:: Collected material ::

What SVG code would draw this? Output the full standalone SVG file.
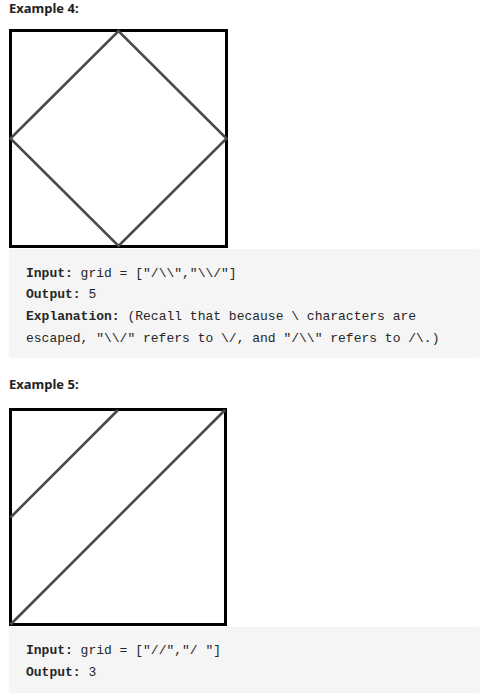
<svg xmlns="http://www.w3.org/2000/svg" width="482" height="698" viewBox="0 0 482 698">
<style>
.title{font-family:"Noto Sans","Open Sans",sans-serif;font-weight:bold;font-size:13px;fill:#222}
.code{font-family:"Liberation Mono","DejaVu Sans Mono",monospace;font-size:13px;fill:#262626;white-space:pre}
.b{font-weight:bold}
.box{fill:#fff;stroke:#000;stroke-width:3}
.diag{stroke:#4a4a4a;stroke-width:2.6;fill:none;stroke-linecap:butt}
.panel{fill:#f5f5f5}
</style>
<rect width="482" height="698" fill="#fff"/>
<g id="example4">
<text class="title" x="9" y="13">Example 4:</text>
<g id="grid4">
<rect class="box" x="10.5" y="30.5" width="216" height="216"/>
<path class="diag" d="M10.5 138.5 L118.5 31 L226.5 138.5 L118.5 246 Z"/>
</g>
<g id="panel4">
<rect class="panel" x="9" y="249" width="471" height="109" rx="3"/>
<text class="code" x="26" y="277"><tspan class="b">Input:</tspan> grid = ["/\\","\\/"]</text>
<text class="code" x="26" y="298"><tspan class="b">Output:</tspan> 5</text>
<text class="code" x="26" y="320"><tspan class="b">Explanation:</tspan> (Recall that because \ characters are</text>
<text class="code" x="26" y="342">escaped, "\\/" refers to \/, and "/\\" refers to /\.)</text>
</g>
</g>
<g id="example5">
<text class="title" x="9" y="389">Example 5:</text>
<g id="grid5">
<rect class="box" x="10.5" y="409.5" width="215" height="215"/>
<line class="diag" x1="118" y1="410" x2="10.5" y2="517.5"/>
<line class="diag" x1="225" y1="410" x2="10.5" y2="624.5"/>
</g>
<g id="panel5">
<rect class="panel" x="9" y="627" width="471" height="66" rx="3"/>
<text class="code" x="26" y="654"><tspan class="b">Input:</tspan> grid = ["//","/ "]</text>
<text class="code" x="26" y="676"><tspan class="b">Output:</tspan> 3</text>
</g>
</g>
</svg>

:::

Repeat the data exactly in full, omitting its pictures.

What SVG code would draw this? Output the full standalone SVG file.
<svg xmlns="http://www.w3.org/2000/svg" width="482" height="698" viewBox="0 0 482 698">
<style>
.title{font-family:"Noto Sans","Open Sans",sans-serif;font-weight:bold;font-size:13px;fill:#222}
.code{font-family:"Liberation Mono","DejaVu Sans Mono",monospace;font-size:13px;fill:#262626;white-space:pre}
.b{font-weight:bold}
.box{fill:#fff;stroke:#000;stroke-width:3}
.diag{stroke:#4a4a4a;stroke-width:2.6;fill:none;stroke-linecap:butt}
.panel{fill:#f5f5f5}
</style>
<rect width="482" height="698" fill="#fff"/>
<g id="example4">
<text class="title" x="9" y="13">Example 4:</text>
<g id="grid4">
<rect class="box" x="10.5" y="30.5" width="216" height="216"/>
<path class="diag" d="M10.5 138.5 L118.5 31 L226.5 138.5 L118.5 246 Z"/>
</g>
<g id="panel4">
<rect class="panel" x="9" y="249" width="471" height="109" rx="3"/>
<text class="code" x="26" y="277"><tspan class="b">Input:</tspan> grid = ["/\\","\\/"]</text>
<text class="code" x="26" y="298"><tspan class="b">Output:</tspan> 5</text>
<text class="code" x="26" y="320"><tspan class="b">Explanation:</tspan> (Recall that because \ characters are</text>
<text class="code" x="26" y="342">escaped, "\\/" refers to \/, and "/\\" refers to /\.)</text>
</g>
</g>
<g id="example5">
<text class="title" x="9" y="389">Example 5:</text>
<g id="grid5">
<rect class="box" x="10.5" y="409.5" width="215" height="215"/>
<line class="diag" x1="118" y1="410" x2="10.5" y2="517.5"/>
<line class="diag" x1="225" y1="410" x2="10.5" y2="624.5"/>
</g>
<g id="panel5">
<rect class="panel" x="9" y="627" width="471" height="66" rx="3"/>
<text class="code" x="26" y="654"><tspan class="b">Input:</tspan> grid = ["//","/ "]</text>
<text class="code" x="26" y="676"><tspan class="b">Output:</tspan> 3</text>
</g>
</g>
</svg>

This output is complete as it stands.